-- Start of Data --
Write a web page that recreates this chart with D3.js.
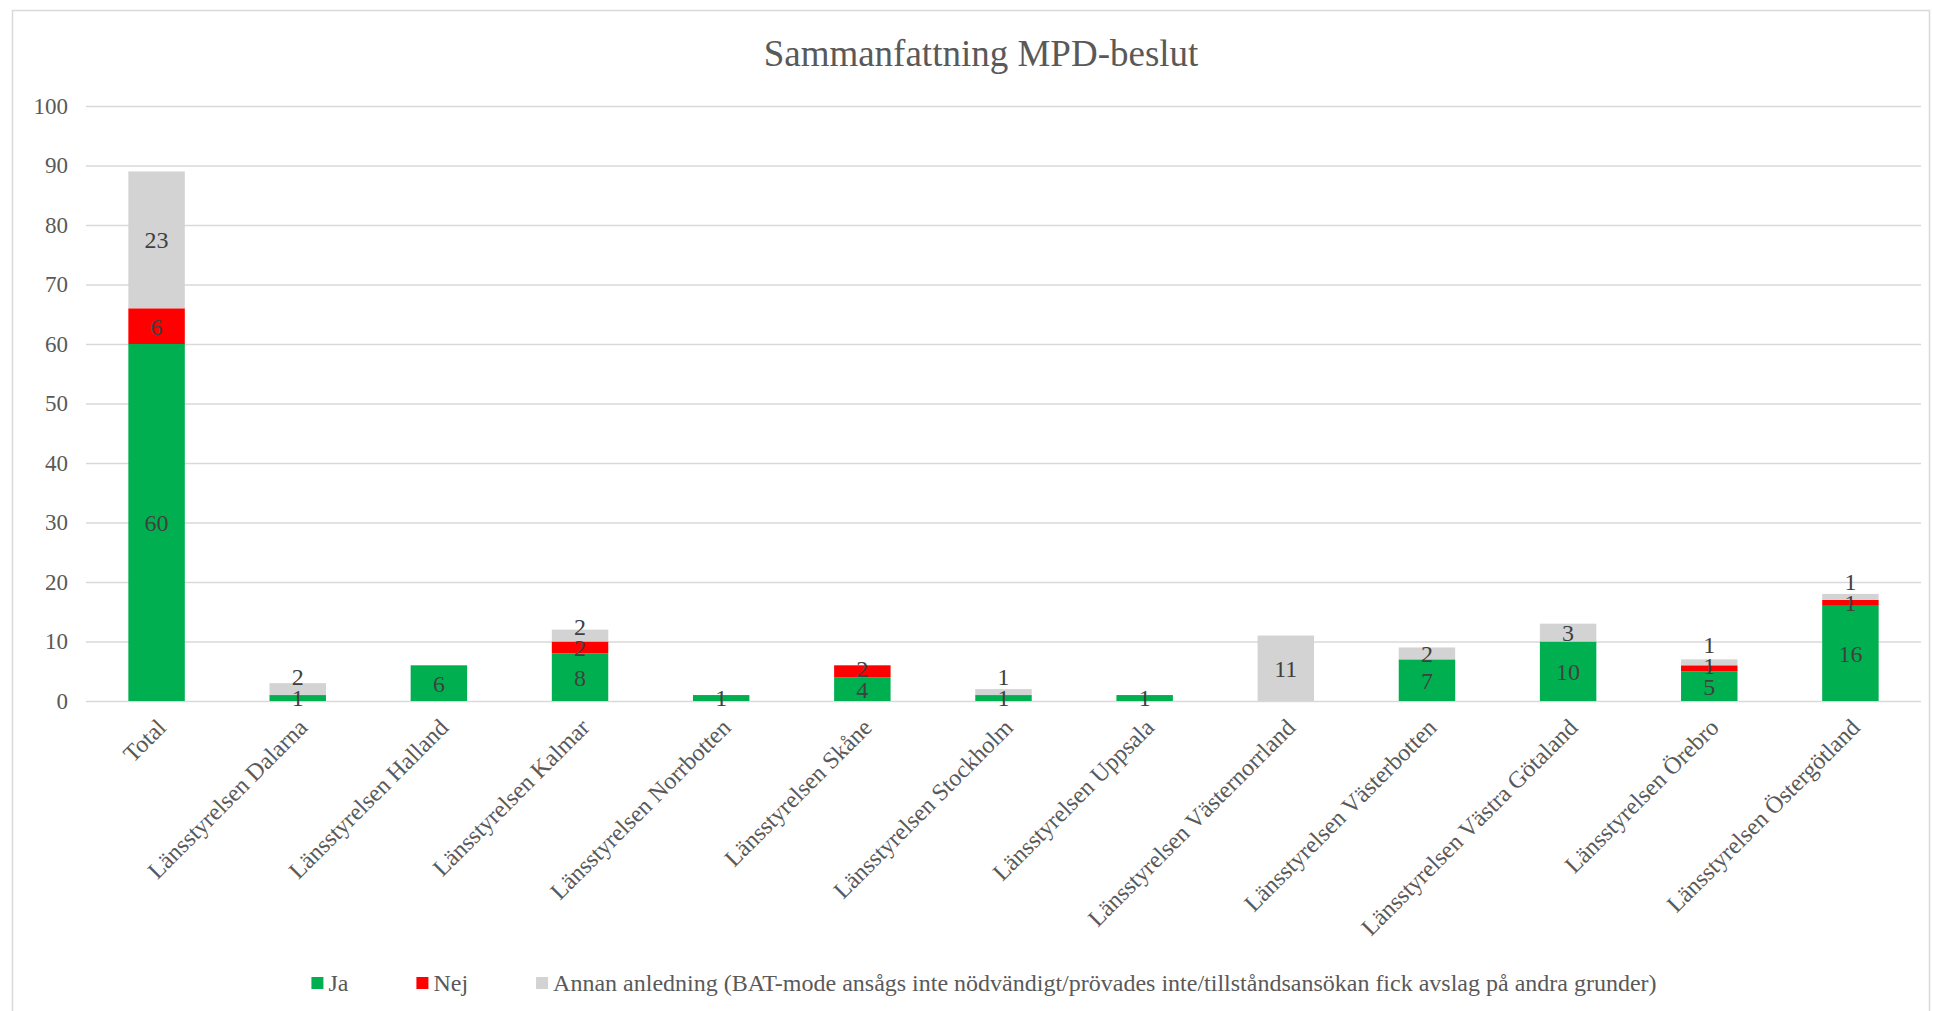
<!DOCTYPE html>
<html>
<head>
<meta charset="utf-8">
<script src="https://cdn.jsdelivr.net/npm/d3@7"></script>
<style>
  body { margin: 0; background: #fff; }
  svg, svg text { font-family: "Liberation Serif", "Times New Roman", serif !important; }
</style>
</head>
<body>
<div id="chart"></div>
<script>
const categories = ["Total", "Länsstyrelsen Dalarna", "Länsstyrelsen Halland", "Länsstyrelsen Kalmar",
  "Länsstyrelsen Norrbotten", "Länsstyrelsen Skåne", "Länsstyrelsen Stockholm", "Länsstyrelsen Uppsala",
  "Länsstyrelsen Västernorrland", "Länsstyrelsen Västerbotten", "Länsstyrelsen Västra Götaland",
  "Länsstyrelsen Örebro", "Länsstyrelsen Östergötland"];
const ja = [60, 1, 6, 8, 1, 4, 1, 1, 0, 7, 10, 5, 16];
const nej = [6, 0, 0, 2, 0, 2, 0, 0, 0, 0, 0, 1, 1];
const annan = [23, 2, 0, 2, 0, 0, 1, 0, 11, 2, 3, 1, 1];
const seriesNames = ["Ja", "Nej", "Annan anledning (BAT-mode ansågs inte nödvändigt/prövades inte/tillståndsansökan fick avslag på andra grunder)"];
const seriesColors = ["#00b050", "#ff0000", "#d3d3d3"];
const yTicks = [0, 10, 20, 30, 40, 50, 60, 70, 80, 90, 100];
const title = "Sammanfattning MPD-beslut";

const width = 1933, height = 1011;
const margin = { top: 106, right: 12, bottom: 310, left: 86 };

const svg = d3.select("#chart").append("svg")
  .attr("width", width)
  .attr("height", height);

// chart border
svg.append("rect")
  .attr("x", 12.5).attr("y", 10.5)
  .attr("width", width - 16).attr("height", height + 10)
  .attr("fill", "none").attr("stroke", "#d9d9d9").attr("stroke-width", 1.5);

const rows = categories.map((c, i) => ({ cat: c, ja: ja[i], nej: nej[i], annan: annan[i] }));
const keys = ["ja", "nej", "annan"];
const stack = d3.stack().keys(keys)(rows);

const x = d3.scaleBand()
  .domain(categories)
  .range([margin.left, width - margin.right])
  .paddingInner(0.6)
  .paddingOuter(0.3);

const y = d3.scaleLinear()
  .domain([0, 100])
  .range([height - margin.bottom, margin.top]);

// gridlines + y labels
const yAxis = g => g
  .attr("transform", `translate(${margin.left},0)`)
  .attr("font-family", null)
  .call(d3.axisLeft(y).tickValues(yTicks).tickSize(-(width - margin.right - margin.left)).tickPadding(18))
  .call(g => g.select(".domain").remove())
  .call(g => g.selectAll(".tick line").attr("stroke", "#d9d9d9").attr("stroke-width", 1.5))
  .call(g => g.selectAll(".tick text")
    .attr("fill", "#595959")
    .attr("font-size", 23));

svg.append("g").call(yAxis);

// bars
const layer = svg.append("g").selectAll("g")
  .data(stack)
  .join("g")
  .attr("fill", (d, i) => seriesColors[i]);

layer.selectAll("rect")
  .data(d => d)
  .join("rect")
  .attr("x", d => x(d.data.cat))
  .attr("y", d => y(d[1]))
  .attr("width", x.bandwidth())
  .attr("height", d => y(d[0]) - y(d[1]));

// data labels, pushed upward when they would collide (like Excel does)
const labels = svg.append("g");
const minGap = 21;
rows.forEach((r, ci) => {
  let prevY = Infinity;
  stack.forEach(s => {
    const d = s[ci];
    const v = d[1] - d[0];
    if (v <= 0) return;
    let ly = (y(d[0]) + y(d[1])) / 2;
    if (ly > prevY - minGap) ly = prevY - minGap;
    prevY = ly;
    labels.append("text")
      .attr("x", x(d.data.cat) + x.bandwidth() / 2)
      .attr("y", ly)
      .attr("dy", "0.35em")
      .attr("text-anchor", "middle")
      .attr("font-size", 24)
      .attr("fill", "#404040")
      .text(v);
  });
});

// x axis labels
const xAxis = g => g
  .attr("transform", `translate(0,${height - margin.bottom})`)
  .attr("font-family", null)
  .call(d3.axisBottom(x).tickSize(0).tickPadding(0))
  .call(g => g.select(".domain").remove())
  .call(g => g.selectAll(".tick text")
    .attr("font-size", 24)
    .attr("fill", "#595959")
    .attr("text-anchor", "end")
    .attr("dy", "0.35em")
    .attr("y", 0)
    .attr("transform", "translate(5,22) rotate(-45)"));

svg.append("g").call(xAxis);

// title
svg.append("text")
  .attr("x", 981)
  .attr("y", 53)
  .attr("dy", "0.35em")
  .attr("text-anchor", "middle")
  .attr("font-size", 37)
  .attr("fill", "#595959")
  .text(title);

// legend
const legend = svg.append("g");
let lx = 0;
seriesNames.forEach((name, i) => {
  const g = legend.append("g");
  g.append("rect").attr("x", 0).attr("y", -6).attr("width", 12).attr("height", 12).attr("fill", seriesColors[i]);
  const t = g.append("text").attr("x", 17).attr("dy", "0.35em")
    .attr("font-size", 24).attr("fill", "#595959").text(name);
  const w = 17 + t.node().getComputedTextLength();
  g.attr("transform", `translate(${lx},0)`);
  lx += w + 68;
});
const total = lx - 68;
legend.attr("transform", `translate(${984 - total / 2},983)`);
</script>
</body>
</html>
-- End of Data --
# Given problem:
In the listing above, find the lines holding the word "chart" and copy them.

# Task result:
Write a web page that recreates this chart with D3.js.
<div id="chart"></div>
const svg = d3.select("#chart").append("svg")
// chart border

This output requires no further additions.